We conclude that defense counsel’s remarks were not responsive to the trial judge’s inquiry. Evidence is “relevant” if it has “any tendency to make the existence of any fact that is of consequence to the determination of the action more probable or less probable than it would be without the evidence.” OEC 401. Counsel’s statements that “the prosecution is hiding all the facts from the jury” and that he was trying to “bring out the whole truth” did not explain, as the trial judge requested that he do, how the information that he was attempting to elicit would make the existence of a fact of consequence to the determination of the case more or less probable.
Therefore, the dispositive issue becomes whether the trial judge’s decision to terminate relator’s trial because of defense counsel’s improper statements was within the bounds of sound judicial discretion. The declaration of a mistrial over a defendant’s objection is a drastic remedy and one which should be avoided, if possible. Accordingly, the trial judge [96]*96must have reasonably concluded that no reasonable alternative to termination existed that would have assured the state a fair trial or, in other words, that no curative instruction or other response by the judge would have removed all of the juror bias created by the improper conduct, or at least a sufficient amount of the juror bias to assure a fair trial.
The record shows that the trial judge carefully considered relator’s interests before making his decision. He had the recording of defense counsel’s remarks played back twice, heard argument from both counsel and recessed to consider the matter. He granted the mistrial only after concluding that the state could not get a fair trial if the proceeding continued.
Our duty is not simply to substitute our judgment for that of the trial judge, as the dissent seems to imply.2 Under our judicial system, the trial judge’s role is to act as the governor of the trial. The trial judge is in a far better position to determine whether a fair trial can be assured than we are. We have only a cold record to guide us. Obviously, a transcript of the trial proceedings is not much help in divulging the many nuances, such as the jury’s reaction, which may have influenced the trial judge’s decision.

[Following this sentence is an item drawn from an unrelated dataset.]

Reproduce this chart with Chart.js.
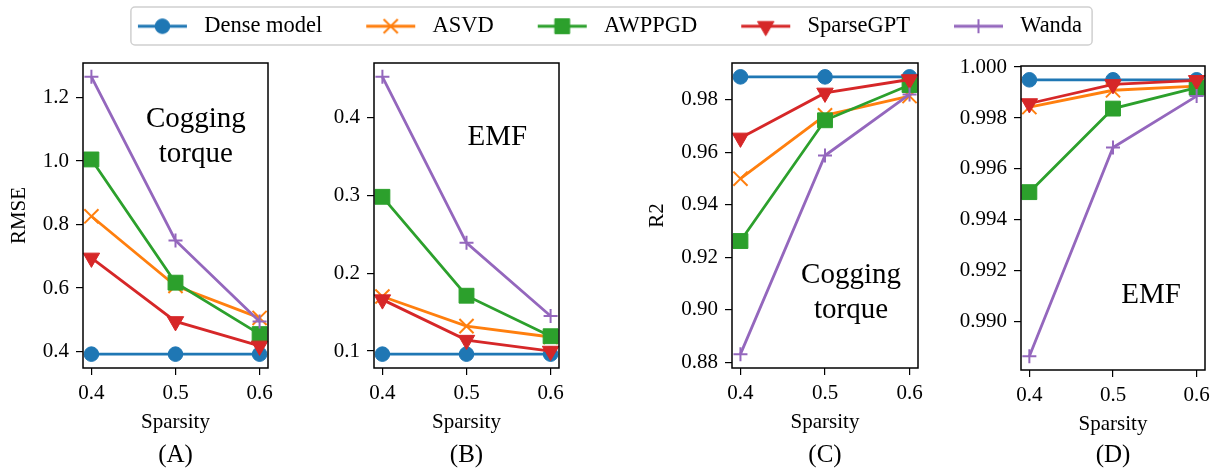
<!DOCTYPE html>
<html>
<head>
<meta charset="utf-8">
<script src="https://cdn.jsdelivr.net/npm/chart.js@4.4.1/dist/chart.umd.min.js"></script>
<style>
  html, body { margin: 0; padding: 0; background: #fff; }
  #page { position: relative; width: 1218px; height: 473px; overflow: hidden; }
  canvas { position: absolute; }
</style>
</head>
<body>
<div id="page">
  <canvas id="legend" width="1218" height="120" style="left:-16px;top:0"></canvas>
  <canvas id="panelA" width="290" height="473" style="left:0;top:0"></canvas>
  <canvas id="panelB" width="280" height="473" style="left:300px;top:0"></canvas>
  <canvas id="panelC" width="300" height="473" style="left:630px;top:0"></canvas>
  <canvas id="panelD" width="283" height="473" style="left:935px;top:0"></canvas>
</div>
<script>
const Chart = window.Chart;
const FONT = "'Liberation Serif', 'DejaVu Serif', serif";
Chart.defaults.font.family = FONT;
Chart.defaults.color = '#000';

// x axis
const sparsity = [0.4, 0.5, 0.6];
const xTicks = ['0.4', '0.5', '0.6'];
const seriesNames = ['Dense model', 'ASVD', 'AWPPGD', 'SparseGPT', 'Wanda'];

// (A) RMSE - cogging torque
const rmseCogDense = [0.392, 0.392, 0.392];
const rmseCogAsvd = [0.826, 0.607, 0.506];
const rmseCogAwppgd = [1.005, 0.617, 0.455];
const rmseCogSparsegpt = [0.695, 0.495, 0.418];
const rmseCogWanda = [1.265, 0.750, 0.495];
const rmseCogTicks = ['0.4', '0.6', '0.8', '1.0', '1.2'];

// (B) RMSE - EMF
const rmseEmfDense = [0.096, 0.096, 0.096];
const rmseEmfAsvd = [0.170, 0.132, 0.118];
const rmseEmfAwppgd = [0.298, 0.171, 0.119];
const rmseEmfSparsegpt = [0.166, 0.114, 0.100];
const rmseEmfWanda = [0.452, 0.239, 0.145];
const rmseEmfTicks = ['0.1', '0.2', '0.3', '0.4'];

// (C) R2 - cogging torque
const r2CogDense = [0.9886, 0.9886, 0.9886];
const r2CogAsvd = [0.9499, 0.9740, 0.9813];
const r2CogAwppgd = [0.9262, 0.9721, 0.9855];
const r2CogSparsegpt = [0.9654, 0.9825, 0.9876];
const r2CogWanda = [0.8832, 0.9587, 0.9819];
const r2CogTicks = ['0.88', '0.90', '0.92', '0.94', '0.96', '0.98'];

// (D) R2 - EMF
const r2EmfDense = [0.9995, 0.9995, 0.9995];
const r2EmfAsvd = [0.99843, 0.99909, 0.99925];
const r2EmfAwppgd = [0.99509, 0.99837, 0.99919];
const r2EmfSparsegpt = [0.99857, 0.99932, 0.99948];
const r2EmfWanda = [0.98865, 0.99684, 0.99886];
const r2EmfTicks = ['0.990', '0.992', '0.994', '0.996', '0.998', '1.000'];

// tab10 colours + matplotlib-like markers
const seriesColors = ['#1f77b4', '#ff7f0e', '#2ca02c', '#d62728', '#9467bd'];
const markers = [
    { pointStyle: 'circle', radius: 7.3, rotation: 0, filled: true },
    { pointStyle: 'crossRot', radius: 10, rotation: 0, filled: false },
    { pointStyle: 'rect', radius: 10.5, rotation: 0, filled: true },
    { pointStyle: 'triangle', radius: 9.5, rotation: 180, filled: true },
    { pointStyle: 'cross', radius: 7, rotation: 0, filled: false }
];

const X_AXIS_H = 67;
const PAGE_H = 473;
const LINE_W = 2.8;

// matplotlib autoscale: data range + 5% margin each side
function autoLimits(values) {
    const lo = Math.min(...values), hi = Math.max(...values);
    const m = (hi - lo) * 0.05;
    return [lo - m, hi + m];
}

/**
 * 축 프레임, 패널 안 주석, (A)~(D) 라벨
 */
const panelDecor = {
    id: 'panelDecor',
    afterDraw(chart, args, o) {
        const { ctx, chartArea: a } = chart;
        const w = a.right - a.left, h = a.bottom - a.top;
        ctx.save();
        ctx.strokeStyle = '#000';
        ctx.lineWidth = 1.5;
        ctx.strokeRect(a.left, a.top, w, h);
        ctx.fillStyle = '#000';
        ctx.textAlign = 'center';
        ctx.textBaseline = 'alphabetic';
        ctx.font = '29px ' + FONT;
        o.note.forEach((line, k) => {
            ctx.fillText(line, a.left + o.noteX * w, a.top + o.noteY[k] * h);
        });
        ctx.font = '25px ' + FONT;
        ctx.textBaseline = 'middle';
        ctx.fillText(o.label, (a.left + a.right) / 2, o.labelY);
        ctx.restore();
    }
};

function makeDatasets(seriesList) {
    return seriesList.map((vals, i) => ({
        label: seriesNames[i],
        data: sparsity.map((x, j) => ({ x: x, y: vals[j] })),
        borderColor: seriesColors[i],
        backgroundColor: seriesColors[i],
        borderWidth: LINE_W,
        pointStyle: markers[i].pointStyle,
        pointRadius: markers[i].radius,
        pointHoverRadius: markers[i].radius,
        pointRotation: markers[i].rotation,
        pointBorderWidth: markers[i].filled ? 1 : 2,
        pointBackgroundColor: seriesColors[i],
        pointBorderColor: seriesColors[i],
        order: seriesList.length - 1 - i,
        clip: false,
        tension: 0
    }));
}

/**
 * 패널 차트 생성
 */
function createPanel(p) {
    const canvas = document.getElementById(p.id);
    const [ymin, ymax] = autoLimits(p.series.flat());
    const [xmin, xmax] = autoLimits(sparsity);
    const yw = p.L - p.canvasX;

    new Chart(canvas.getContext('2d'), {
        type: 'line',
        data: { datasets: makeDatasets(p.series) },
        options: {
            responsive: false,
            animation: false,
            events: [],
            layout: {
                padding: {
                    left: 0,
                    right: canvas.width - (p.R - p.canvasX),
                    top: p.T,
                    bottom: PAGE_H - p.B - X_AXIS_H
                }
            },
            scales: {
                x: {
                    type: 'linear',
                    min: xmin,
                    max: xmax,
                    afterBuildTicks: s => { s.ticks = xTicks.map(t => ({ value: parseFloat(t) })); },
                    afterFit: s => { s.height = X_AXIS_H; s.paddingLeft = 0; s.paddingRight = 0; },
                    ticks: {
                        callback: (v, i) => xTicks[i],
                        font: { size: 21 },
                        color: '#000',
                        padding: 6,
                        maxRotation: 0,
                        autoSkip: false
                    },
                    grid: { display: true, drawOnChartArea: false, drawTicks: true, tickLength: 7, color: '#000', lineWidth: 1.2 },
                    border: { display: false },
                    title: { display: true, text: 'Sparsity', font: { size: 21 }, color: '#000', padding: { top: 0, bottom: 0 } }
                },
                y: {
                    type: 'linear',
                    min: ymin,
                    max: ymax,
                    afterBuildTicks: s => { s.ticks = p.yTicks.map(t => ({ value: parseFloat(t) })); },
                    afterFit: s => { s.width = yw; s.paddingTop = 0; s.paddingBottom = 0; },
                    ticks: {
                        callback: (v, i) => p.yTicks[i],
                        font: { size: 21 },
                        color: '#000',
                        padding: 7,
                        autoSkip: false
                    },
                    grid: { display: true, drawOnChartArea: false, drawTicks: true, tickLength: 7, color: '#000', lineWidth: 1.2 },
                    border: { display: false },
                    title: {
                        display: !!p.yTitle,
                        text: p.yTitle || '',
                        font: { size: 21 },
                        color: '#000',
                        padding: { top: p.yTitlePad || 0, bottom: 0 }
                    }
                }
            },
            plugins: {
                legend: { display: false },
                tooltip: { enabled: false },
                panelDecor: { note: p.note, noteX: p.noteX, noteY: p.noteY, label: p.label, labelY: 455 }
            }
        },
        plugins: [panelDecor]
    });
}

createPanel({
    id: 'panelA', canvasX: 0, L: 83, R: 268, T: 63, B: 368,
    series: [rmseCogDense, rmseCogAsvd, rmseCogAwppgd, rmseCogSparsegpt, rmseCogWanda],
    yTicks: rmseCogTicks, yTitle: 'RMSE', yTitlePad: 7,
    note: ['Cogging', 'torque'], noteX: 0.61, noteY: [0.21, 0.325], label: '(A)'
});
createPanel({
    id: 'panelB', canvasX: 300, L: 374, R: 559, T: 63, B: 368,
    series: [rmseEmfDense, rmseEmfAsvd, rmseEmfAwppgd, rmseEmfSparsegpt, rmseEmfWanda],
    yTicks: rmseEmfTicks,
    note: ['EMF'], noteX: 0.667, noteY: [0.269], label: '(B)'
});
createPanel({
    id: 'panelC', canvasX: 630, L: 732, R: 918, T: 63, B: 368,
    series: [r2CogDense, r2CogAsvd, r2CogAwppgd, r2CogSparsegpt, r2CogWanda],
    yTicks: r2CogTicks, yTitle: 'R2', yTitlePad: 15,
    note: ['Cogging', 'torque'], noteX: 0.64, noteY: [0.72, 0.836], label: '(C)'
});
createPanel({
    id: 'panelD', canvasX: 935, L: 1021, R: 1205, T: 66, B: 370,
    series: [r2EmfDense, r2EmfAsvd, r2EmfAwppgd, r2EmfSparsegpt, r2EmfWanda],
    yTicks: r2EmfTicks,
    note: ['EMF'], noteX: 0.707, noteY: [0.78], label: '(D)'
});

// 범례 아이콘: 선 + 마커 (왼쪽 34px는 항목 간격용 여백)
const ICON_GAP = 34;
const LEGEND_FONT = 22.5;
function legendIcon(i) {
    const c = document.createElement('canvas');
    c.width = ICON_GAP + 55;
    c.height = 24;
    const g = c.getContext('2d');
    g.strokeStyle = seriesColors[i];
    g.fillStyle = seriesColors[i];
    g.lineWidth = LINE_W;
    g.beginPath();
    g.moveTo(ICON_GAP, 12);
    g.lineTo(ICON_GAP + 49, 12);
    g.stroke();
    g.lineWidth = markers[i].filled ? 1 : 2;
    Chart.helpers.drawPoint(g, {
        pointStyle: markers[i].pointStyle,
        radius: markers[i].radius,
        rotation: markers[i].rotation,
        borderWidth: g.lineWidth
    }, ICON_GAP + 24.5, 12);
    return c;
}
const legendIcons = seriesNames.map((n, i) => legendIcon(i));

const legendFrame = {
    id: 'legendFrame',
    afterDraw(chart) {
        const hb = chart.legend.legendHitBoxes;
        if (!hb || !hb.length) return;
        const last = hb[hb.length - 1];
        const left = hb[0].left + ICON_GAP - 7;
        const right = last.left + last.width + 10;
        const ctx = chart.ctx;
        ctx.save();
        ctx.strokeStyle = '#d0d0d0';
        ctx.lineWidth = 1.5;
        ctx.beginPath();
        ctx.roundRect(left, 7, right - left, 38, 4);
        ctx.stroke();
        ctx.restore();
    }
};

new Chart(document.getElementById('legend').getContext('2d'), {
    type: 'line',
    data: {
        datasets: seriesNames.map((n, i) => ({ label: n, data: [], borderColor: seriesColors[i], backgroundColor: seriesColors[i] }))
    },
    options: {
        responsive: false,
        animation: false,
        events: [],
        layout: { padding: { top: 5 } },
        scales: { x: { display: false }, y: { display: false } },
        plugins: {
            tooltip: { enabled: false },
            legend: {
                display: true,
                position: 'top',
                align: 'center',
                labels: {
                    usePointStyle: true,
                    pointStyleWidth: ICON_GAP + 55,
                    boxHeight: LEGEND_FONT,
                    padding: 10,
                    font: { size: LEGEND_FONT },
                    color: '#000',
                    generateLabels: () => seriesNames.map((n, i) => ({
                        text: n,
                        pointStyle: legendIcons[i],
                        fillStyle: seriesColors[i],
                        strokeStyle: seriesColors[i],
                        lineWidth: 0,
                        hidden: false,
                        datasetIndex: i,
                        fontColor: '#000'
                    }))
                }
            }
        }
    },
    plugins: [legendFrame]
});
</script>
</body>
</html>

Accordingly, we must quash the writ, unless we can say, as a matter of law, that some form of admonishment or curative instruction would have assured the state a fair trial in this case. The dissent suggests that defense counsel’s comments may have been proper if they had been made during closing argument. However, that is not where they occurred. Rather, they were made during the presentation of a party’s evidence. Because of that, we cannot say, as a matter of law, that those comments would not have unfairly tainted the jury’s perception of the evidence as it was presented from that point on, even if there had been an admonishment or a curative instruction. Perhaps another judge may have decided the question differently, but we conclude that this trial judge’s [97]*97decision to terminate the trial was within the realm of sound judicial discretion. A retrial, therefore, is not statutorily or constitutionally barred on the grounds of former jeopardy.
Reversed and remanded with instructions to quash the peremptory writ of mandamus.